Step 5: Large Language Model Gives an Answer

The Large Language Model (LLM) responds with an output which gives an answer to the question that Abbas asked. LLMs are black boxes trained primarily from the internet’s data; their workings are opaque and so their outputs cannot be blindly relied upon and we must mitigate the risks that such unreliability comes with.

Step 6: Signpost AI Chatbot uses humanitarian principles to de-risk LLM Response 

Before Abbas is shown anything, the bot has to verify that the LLM’s answer is not contravening any of our core humanitarian touchstones. So we have designed the chatbot to check the LLM response with a list of 58 curated rules called the Constitutional AI. Foundationally based on humanitarian values, ethical and responsible principles and human-moderator guidelines handbook,  these rules check whether the LLM answer is violating them. For example:

  • “The AI shouldn’t act in a way that might threaten humanity or promote violence.”

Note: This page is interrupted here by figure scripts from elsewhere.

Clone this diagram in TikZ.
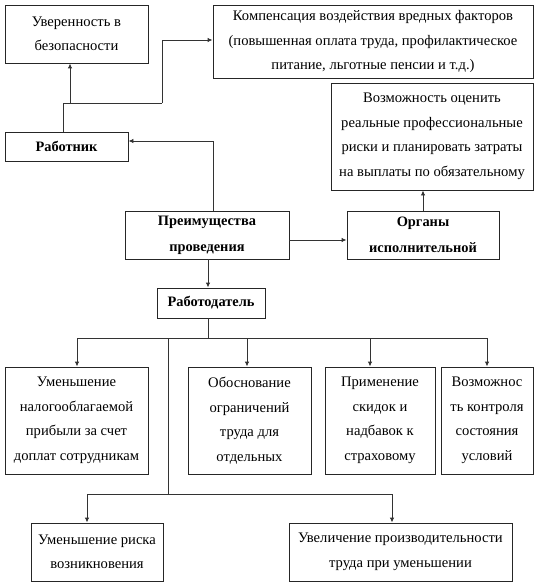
\documentclass[tikz,border=0pt]{standalone}
\usepackage{fontspec}
\setmainfont{Liberation Serif}
\usetikzlibrary{arrows.meta}
\begin{document}
\begin{tikzpicture}[x=1pt,y=-1pt,
  box/.style={draw=black!85,line width=0.9pt,inner sep=0pt,align=center,
    font=\fontsize{14.6}{24.5}\selectfont},
  bbox/.style={box,font=\fontsize{14.4}{26}\selectfont\bfseries},
  arr/.style={draw=black!80,line width=0.9pt,-{Latex[length=5pt,width=4.5pt]}},
  ln/.style={draw=black!80,line width=0.9pt}]
\useasboundingbox (0,0) rectangle (538,586);
% top
\node[box,minimum width=143pt,minimum height=58pt] (b1) at (76.5,34) {Уверенность в\\безопасности};
\node[box,minimum width=320pt,minimum height=73pt] (b2) at (373,41.5) {Компенсация воздействия вредных факторов\\(повышенная оплата труда, профилактическое\\питание, льготные пенсии и т.д.)};
\node[box,minimum width=202pt,minimum height=107pt] (b3) at (432,136.5) {Возможность оценить\\реальные профессиональные\\риски и планировать затраты\\на выплаты по обязательному};
\node[bbox,minimum width=123pt,minimum height=29pt] (rab) at (66.5,146.5) {Работник};
\node[bbox,minimum width=164pt,minimum height=48pt] (pre) at (207,235) {Преимущества\\проведения};
\node[bbox,minimum width=152pt,minimum height=48pt] (org) at (423,235) {Органы\\исполнительной};
\node[bbox,minimum width=108pt,minimum height=30pt] (rd) at (211,303) {Работодатель};
% row
\node[box,minimum width=143pt,minimum height=107pt] (A) at (76.5,420.5) {Уменьшение\\налогооблагаемой\\прибыли за счет\\доплат сотрудникам};
\node[box,minimum width=123pt,minimum height=107pt] (B) at (249.5,420.5) {Обоснование\\ограничений\\труда для\\отдельных};
\node[box,minimum width=110pt,minimum height=107pt] (C) at (380,420.5) {Применение\\скидок и\\надбавок к\\страховому};
\node[box,minimum width=92pt,minimum height=107pt] (D) at (487,420.5) {Возможнос\\ть контроля\\состояния\\условий};
% bottom
\node[box,minimum width=132pt,minimum height=58pt] (E) at (97,552) {Уменьшение риска\\возникновения};
\node[box,minimum width=223pt,minimum height=58pt] (F) at (400.5,552) {Увеличение производительности\\труда при уменьшении};
% junctions
\coordinate (j1) at (63,103);
\coordinate (j2) at (70,103);
\coordinate (j3) at (162,103);
\coordinate (pn) at (213,211);
\coordinate (bus) at (208,338);
\coordinate (busL) at (77,338);
\coordinate (busR) at (487,338);
\coordinate (tB) at (247,338);
\coordinate (tC) at (370,338);
\coordinate (k1) at (168,338);
\coordinate (k2) at (168,494);
\coordinate (kL) at (87,494);
\coordinate (kR) at (392,494);
% connectors
\draw[arr] (pn) |- ([yshift=5.5pt]rab.east);
\draw[ln] (rab.north -| j1) -- (j1) -- (j3);
\draw[arr] (j2) -- (j2 |- b1.south);
\draw[arr] (j3) |- ([yshift=1.5pt]b2.west);
\draw[arr] ([yshift=-5pt]pre.east) -- ([yshift=-5pt]pre.east -| org.west);
\draw[arr] (org.north) -- (org.north |- b3.south);
\draw[arr] (pre.south -| bus) -- (rd.north -| bus);
\draw[ln] (rd.south -| bus) -- (bus);
\draw[ln] (busL) -- (busR);
\draw[arr] (busL) -- (busL |- A.north);
\draw[arr] (tB) -- (tB |- B.north);
\draw[arr] (tC) -- (tC |- C.north);
\draw[arr] (busR) -- (busR |- D.north);
\draw[ln] (k1) -- (k2);
\draw[ln] (kL) -- (kR);
\draw[arr] (kL) -- (kL |- E.north);
\draw[arr] (kR) -- (kR |- F.north);
\end{tikzpicture}
\end{document}
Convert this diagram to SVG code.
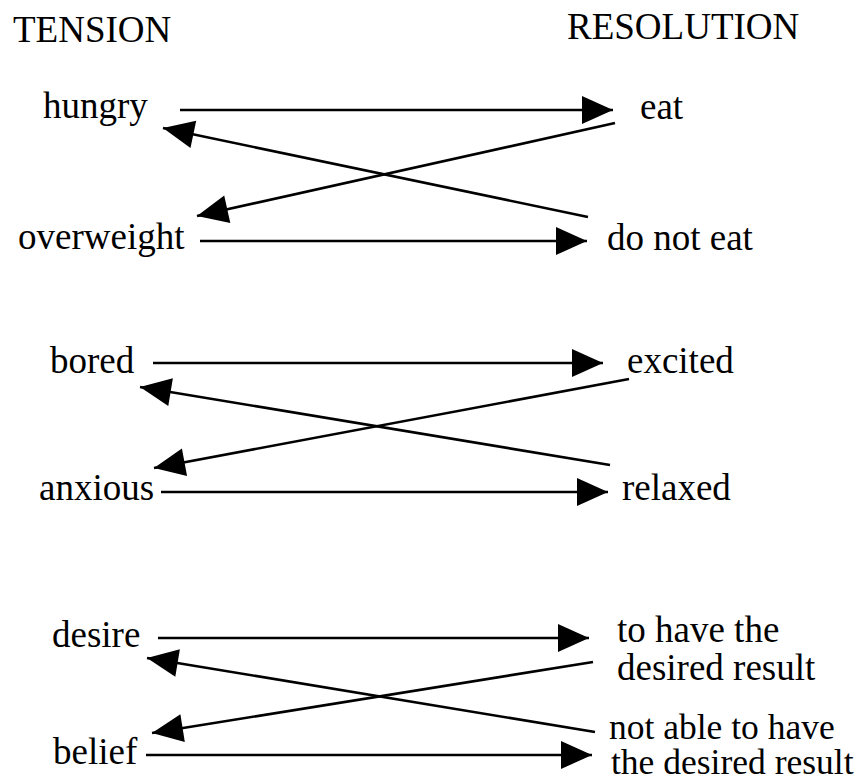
<svg xmlns="http://www.w3.org/2000/svg" width="866" height="782" viewBox="0 0 866 782">
<style>
text{font-family:"Liberation Serif","Times New Roman",Times,"DejaVu Serif",serif;font-size:37px;fill:#000}
.sm{font-size:35.5px}
.c{stroke:#000;stroke-width:2.6;fill:none;marker-end:url(#ah)}
</style>
<defs>
<marker id="ah" markerUnits="userSpaceOnUse" markerWidth="34" markerHeight="30" viewBox="0 -15 32 30" refX="31" refY="0" orient="auto">
<path d="M0,-14 L31,0 L0,14 Z" fill="#000"/>
</marker>
</defs>
<rect width="866" height="782" fill="#fff"/>
<g id="header-tension"><text x="13" y="42">TENSION</text></g>
<g id="header-resolution"><text x="567" y="39">RESOLUTION</text></g>
<g id="connectors">
<path class="c" d="M180,110 L613,110"/>
<path class="c" d="M200,241 L587,241"/>
<path class="c" d="M615,123 L197,216"/>
<path class="c" d="M588,217 L163,128"/>
<path class="c" d="M153,363 L603,363"/>
<path class="c" d="M161,492 L608,492"/>
<path class="c" d="M629,379 L154,468"/>
<path class="c" d="M610,465 L140,387"/>
<path class="c" d="M158,638 L589,638"/>
<path class="c" d="M146,755 L592,755"/>
<path class="c" d="M593,662 L152,733"/>
<path class="c" d="M595,732 L147,658"/>
</g>
<g id="hungry"><text x="43" y="118">hungry</text></g>
<g id="eat"><text x="640" y="119">eat</text></g>
<g id="overweight"><text x="18" y="249">overweight</text></g>
<g id="do-not-eat"><text x="607" y="250">do not eat</text></g>
<g id="bored"><text x="50" y="373">bored</text></g>
<g id="excited"><text x="627" y="373">excited</text></g>
<g id="anxious"><text x="39" y="500">anxious</text></g>
<g id="relaxed"><text x="622" y="500">relaxed</text></g>
<g id="desire"><text x="52" y="647">desire</text></g>
<g id="to-have"><text x="617" y="642">to have the</text><text x="617" y="680">desired result</text></g>
<g id="belief"><text x="53" y="764">belief</text></g>
<g id="not-able"><text class="sm" x="609" y="739">not able to have</text><text class="sm" x="611" y="774">the desired result</text></g>
</svg>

  • “The AI should offer an annotated bibliography of all of its sources, and never fabricate fake sources unless specifically instructed to.”

  • “The AI needs to be understanding of different types of people and cultural difference”

  • The AI should discourage users from self harm and in situations where a user expresses self harm, immediately flag to humans

The LLM answer is checked against each of the rules using an internal algorithmic tool. This tool is like a mini-LLM which  redrafts, redacts or rewrites the answer if it violates the Constitutional rules. After 58 individual computational checks, finally, the chatbot is ready to answer Abbas. The chatbot prints out the answer to Abbas in detail with sources references at the bottom.

This process takes seconds but as you can see there are a whole lot more designed processes, tools and humans working in the background ensuring everything works in our specific use-case. In the picture we have drawn so far, one crucial ingredient is missing; the significant role of de-risking  by humanitarian domain human experts and red-teaming. We are continuing to detail our derisking, red-teaming and protection testing and evaluation work here elsewhere on the blog. This work can be located  in the space between Constitutional AI checks and the final output:

So what does the map of Signpost AI chatbot look like? Here is the final picture:

These chatbot interactions form a small snapshot of the complete user workflow combined with other platforms. 

Signpost AI Chatbot is not perfect; it makes mistakes, gives wrong answers, becomes overly empathetic even! This is why we, at Signpost, are rigorously testing, and evaluating the chatbot to ensure that this AI agent is giving our users the answers that they need in a safe, client-centered and empathetic manner.